Handing on the Faith to our children can not be purchased with cash. It can only be purchased with time. The privilege of helping an aging parent in his final years can not be purchased with cash but only with time. Guiding our children’s growth with the diligence the task deserves may require some cash, but it mostly needs our loving attention.
Of course we must provide for food, shelter, and other necessities, but so often we have convinced ourselves we need more than we actually do. And we’ve become blind to ways even the most basic needs can be met through creative means. Oftentimes, the creative means need less cash, but more time.
It’s the home-based woman who has the most time, harried though she may look to the outsider. She has the most time because all of her time is her own. Yes, she pours it into others—husband, children, extended family, community, and perhaps she works from home. But she is the sole determiner of the when and the how, and that is a key link for her inner and her exterior freedom.
Today’s home-based woman is no 1950s stereotype. You want to work?
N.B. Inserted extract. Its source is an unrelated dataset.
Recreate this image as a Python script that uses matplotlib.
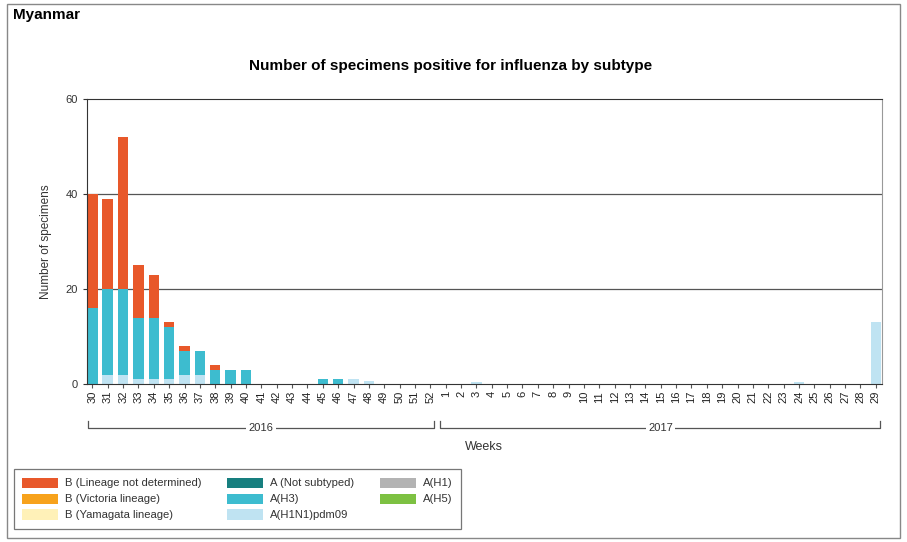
"""Myanmar - influenza positives by subtype, weekly stacked bars."""
import matplotlib
matplotlib.use("Agg")
import matplotlib.pyplot as plt
import matplotlib.transforms as mtrans
from matplotlib.patches import Rectangle, Patch
import numpy as np

plt.rcParams["font.family"] = ["Liberation Sans", "DejaVu Sans"]

weeks_2016 = list(range(30, 53))
weeks_2017 = list(range(1, 30))
week_labels = [str(w) for w in weeks_2016 + weeks_2017]
n = len(week_labels)

def series(vals):
    s = [0] * n
    for i, v in vals.items():
        s[i] = v
    return s

# index: 0..22 -> 2016 wk30..52, 23..51 -> 2017 wk1..29
a_h1 = series({})
a_pdm09 = series({1: 2, 2: 2, 3: 1, 4: 1, 5: 1, 6: 2, 7: 2, 17: 1, 18: 0.6, 25: 0.5, 46: 0.5, 51: 13})
a_h3 = series({0: 16, 1: 18, 2: 18, 3: 13, 4: 13, 5: 11, 6: 5, 7: 5, 8: 3, 9: 3, 10: 3, 15: 1, 16: 1})
a_h5 = series({})
a_notsub = series({})
b_yam = series({})
b_vic = series({})
b_nd = series({0: 24, 1: 19, 2: 32, 3: 11, 4: 9, 5: 1, 6: 1, 8: 1})

stack = [
    ("A(H1)", a_h1, "#b3b3b3"),
    ("A(H1N1)pdm09", a_pdm09, "#bfe3f2"),
    ("A(H3)", a_h3, "#3dbccf"),
    ("A(H5)", a_h5, "#7dc142"),
    ("A (Not subtyped)", a_notsub, "#177f7f"),
    ("B (Yamagata lineage)", b_yam, "#fff1b8"),
    ("B (Victoria lineage)", b_vic, "#f7a21b"),
    ("B (Lineage not determined)", b_nd, "#e8582a"),
]
legend_order = ["B (Lineage not determined)", "B (Victoria lineage)", "B (Yamagata lineage)",
                "A (Not subtyped)", "A(H3)", "A(H1N1)pdm09", "A(H1)", "A(H5)"]

fig = plt.figure(figsize=(9.07, 5.42), dpi=100)
ax = fig.add_axes([0.0959, 0.2915, 0.8765, 0.5258])

x = np.arange(n)
bottom = np.zeros(n)
for name, vals, col in stack:
    v = np.array(vals, dtype=float)
    ax.bar(x, v, 0.68, bottom=bottom, color=col, linewidth=0)
    bottom += v

ax.set_xlim(-0.35, 51.4)
ax.set_ylim(0, 60)
ax.set_yticks([0, 20, 40, 60])
ax.tick_params(axis="y", labelsize=8, length=3, color="#333333", labelcolor="#333333")
ax.set_xticks(x)
ax.set_xticklabels(week_labels, rotation=90, fontsize=8)
ax.tick_params(axis="x", length=3, color="#555555", pad=2, labelcolor="#222222")
for y in (20, 40):
    ax.axhline(y, color="#555555", lw=0.9, zorder=0)
for s in ("left", "bottom", "top"):
    ax.spines[s].set_color("#333333")
ax.spines["right"].set_color("#999999")
ax.set_ylabel("Number of specimens", fontsize=8.5, labelpad=10, color="#333333")

# year brackets
tr = mtrans.blended_transform_factory(ax.transData, ax.transAxes)
for x0, x1, label in [(-0.3, 22.25, "2016"), (22.65, 51.3, "2017")]:
    ax.plot([x0, x0, x1, x1], [-0.13, -0.155, -0.155, -0.13], color="#555555",
            lw=0.9, transform=tr, clip_on=False)
    ax.text((x0 + x1) / 2, -0.155, label, transform=tr, ha="center", va="center",
            fontsize=8, color="#333333",
            bbox=dict(facecolor="white", edgecolor="none", pad=1.5))
ax.text(25.5, -0.222, "Weeks", transform=tr, ha="center", va="center", fontsize=9, color="#333333")

fig.text(0.497, 0.878, "Number of specimens positive for influenza by subtype",
         ha="center", va="center", fontsize=11, fontweight="bold")
fig.text(0.014, 0.972, "Myanmar", ha="left", va="center", fontsize=11, fontweight="bold")

fig.patches.append(Rectangle((0.008, 0.008), 0.984, 0.984, transform=fig.transFigure,
                             fill=False, edgecolor="#888888", lw=1))

colors = {name: col for name, _, col in stack}
handles = [Patch(facecolor=colors[k], edgecolor="none", label=k) for k in legend_order]
leg = fig.legend(handles=handles, ncol=3, loc="lower left", bbox_to_anchor=(0.009, 0.014),
                 fontsize=8.1, frameon=True, fancybox=False, edgecolor="#555555",
                 handlelength=3.2, handleheight=1.0, columnspacing=2.3,
                 labelspacing=0.45, handletextpad=0.6, borderpad=0.75)
leg.get_frame().set_linewidth(0.9)
for t in leg.get_texts():
    t.set_color("#333333")

fig.savefig("out.png", dpi=100)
Be your own boss—be a contractor. You don’t want to be bound to a school’s restrictions? Let your children learn at home, at least in part. Cooperative learning, home-based charter schools, distance learning, and streamlined homeschool curricula cost your family much less time (and, often, money) than traditional education.
Let us not squander the riches we’ve found in the last year for what we now know does not truly satisfy. Instead of turning away from your unique, God-designed gifts as a woman, lean into them. Be in the home.
Hasn’t the age finally arrived (again) for women to be masters of their own time?